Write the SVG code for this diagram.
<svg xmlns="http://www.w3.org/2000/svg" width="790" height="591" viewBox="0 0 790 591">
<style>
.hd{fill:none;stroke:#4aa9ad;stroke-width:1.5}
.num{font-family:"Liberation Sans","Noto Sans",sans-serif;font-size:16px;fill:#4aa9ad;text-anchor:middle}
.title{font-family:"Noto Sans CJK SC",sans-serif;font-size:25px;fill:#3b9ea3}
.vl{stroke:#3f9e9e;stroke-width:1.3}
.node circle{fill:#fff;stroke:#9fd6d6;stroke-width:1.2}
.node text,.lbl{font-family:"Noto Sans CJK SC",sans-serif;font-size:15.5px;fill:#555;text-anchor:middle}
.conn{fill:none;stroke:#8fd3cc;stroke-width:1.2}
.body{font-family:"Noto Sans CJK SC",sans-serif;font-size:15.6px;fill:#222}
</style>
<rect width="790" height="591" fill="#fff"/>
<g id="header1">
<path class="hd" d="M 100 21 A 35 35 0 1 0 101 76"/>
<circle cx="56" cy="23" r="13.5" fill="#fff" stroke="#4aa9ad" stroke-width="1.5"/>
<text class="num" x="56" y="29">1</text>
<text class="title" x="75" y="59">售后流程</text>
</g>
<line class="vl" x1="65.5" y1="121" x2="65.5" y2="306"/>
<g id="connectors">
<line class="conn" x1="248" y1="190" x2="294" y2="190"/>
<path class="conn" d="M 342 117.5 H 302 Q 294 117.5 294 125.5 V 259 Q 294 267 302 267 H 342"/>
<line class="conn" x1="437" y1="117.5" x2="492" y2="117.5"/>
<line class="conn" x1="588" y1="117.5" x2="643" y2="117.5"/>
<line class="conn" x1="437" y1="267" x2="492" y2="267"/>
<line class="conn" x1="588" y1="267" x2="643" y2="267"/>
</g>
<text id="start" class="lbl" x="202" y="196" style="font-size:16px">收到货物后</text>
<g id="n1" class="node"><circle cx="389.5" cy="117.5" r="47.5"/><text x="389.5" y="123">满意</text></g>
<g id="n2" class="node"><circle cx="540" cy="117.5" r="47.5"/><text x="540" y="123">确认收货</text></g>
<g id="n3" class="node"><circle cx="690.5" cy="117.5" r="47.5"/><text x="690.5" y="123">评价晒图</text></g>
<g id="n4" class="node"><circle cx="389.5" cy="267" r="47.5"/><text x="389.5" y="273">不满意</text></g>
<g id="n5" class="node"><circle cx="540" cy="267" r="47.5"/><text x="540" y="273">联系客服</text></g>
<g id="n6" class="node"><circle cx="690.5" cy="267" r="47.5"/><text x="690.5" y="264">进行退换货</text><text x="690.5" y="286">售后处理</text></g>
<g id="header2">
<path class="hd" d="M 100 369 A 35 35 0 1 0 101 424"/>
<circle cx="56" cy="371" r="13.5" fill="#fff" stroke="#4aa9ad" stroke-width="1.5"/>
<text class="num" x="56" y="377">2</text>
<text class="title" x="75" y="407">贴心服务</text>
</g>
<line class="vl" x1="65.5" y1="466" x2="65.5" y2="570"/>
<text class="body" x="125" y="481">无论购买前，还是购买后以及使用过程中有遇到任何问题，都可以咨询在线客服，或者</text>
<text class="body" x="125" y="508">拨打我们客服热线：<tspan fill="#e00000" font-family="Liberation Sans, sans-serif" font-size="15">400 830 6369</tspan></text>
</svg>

-=-=-=-=-

**What the exercise asks:**
Reproduce the listing above word for word.

**Reply:**
Write the SVG code for this diagram.
<svg xmlns="http://www.w3.org/2000/svg" width="790" height="591" viewBox="0 0 790 591">
<style>
.hd{fill:none;stroke:#4aa9ad;stroke-width:1.5}
.num{font-family:"Liberation Sans","Noto Sans",sans-serif;font-size:16px;fill:#4aa9ad;text-anchor:middle}
.title{font-family:"Noto Sans CJK SC",sans-serif;font-size:25px;fill:#3b9ea3}
.vl{stroke:#3f9e9e;stroke-width:1.3}
.node circle{fill:#fff;stroke:#9fd6d6;stroke-width:1.2}
.node text,.lbl{font-family:"Noto Sans CJK SC",sans-serif;font-size:15.5px;fill:#555;text-anchor:middle}
.conn{fill:none;stroke:#8fd3cc;stroke-width:1.2}
.body{font-family:"Noto Sans CJK SC",sans-serif;font-size:15.6px;fill:#222}
</style>
<rect width="790" height="591" fill="#fff"/>
<g id="header1">
<path class="hd" d="M 100 21 A 35 35 0 1 0 101 76"/>
<circle cx="56" cy="23" r="13.5" fill="#fff" stroke="#4aa9ad" stroke-width="1.5"/>
<text class="num" x="56" y="29">1</text>
<text class="title" x="75" y="59">售后流程</text>
</g>
<line class="vl" x1="65.5" y1="121" x2="65.5" y2="306"/>
<g id="connectors">
<line class="conn" x1="248" y1="190" x2="294" y2="190"/>
<path class="conn" d="M 342 117.5 H 302 Q 294 117.5 294 125.5 V 259 Q 294 267 302 267 H 342"/>
<line class="conn" x1="437" y1="117.5" x2="492" y2="117.5"/>
<line class="conn" x1="588" y1="117.5" x2="643" y2="117.5"/>
<line class="conn" x1="437" y1="267" x2="492" y2="267"/>
<line class="conn" x1="588" y1="267" x2="643" y2="267"/>
</g>
<text id="start" class="lbl" x="202" y="196" style="font-size:16px">收到货物后</text>
<g id="n1" class="node"><circle cx="389.5" cy="117.5" r="47.5"/><text x="389.5" y="123">满意</text></g>
<g id="n2" class="node"><circle cx="540" cy="117.5" r="47.5"/><text x="540" y="123">确认收货</text></g>
<g id="n3" class="node"><circle cx="690.5" cy="117.5" r="47.5"/><text x="690.5" y="123">评价晒图</text></g>
<g id="n4" class="node"><circle cx="389.5" cy="267" r="47.5"/><text x="389.5" y="273">不满意</text></g>
<g id="n5" class="node"><circle cx="540" cy="267" r="47.5"/><text x="540" y="273">联系客服</text></g>
<g id="n6" class="node"><circle cx="690.5" cy="267" r="47.5"/><text x="690.5" y="264">进行退换货</text><text x="690.5" y="286">售后处理</text></g>
<g id="header2">
<path class="hd" d="M 100 369 A 35 35 0 1 0 101 424"/>
<circle cx="56" cy="371" r="13.5" fill="#fff" stroke="#4aa9ad" stroke-width="1.5"/>
<text class="num" x="56" y="377">2</text>
<text class="title" x="75" y="407">贴心服务</text>
</g>
<line class="vl" x1="65.5" y1="466" x2="65.5" y2="570"/>
<text class="body" x="125" y="481">无论购买前，还是购买后以及使用过程中有遇到任何问题，都可以咨询在线客服，或者</text>
<text class="body" x="125" y="508">拨打我们客服热线：<tspan fill="#e00000" font-family="Liberation Sans, sans-serif" font-size="15">400 830 6369</tspan></text>
</svg>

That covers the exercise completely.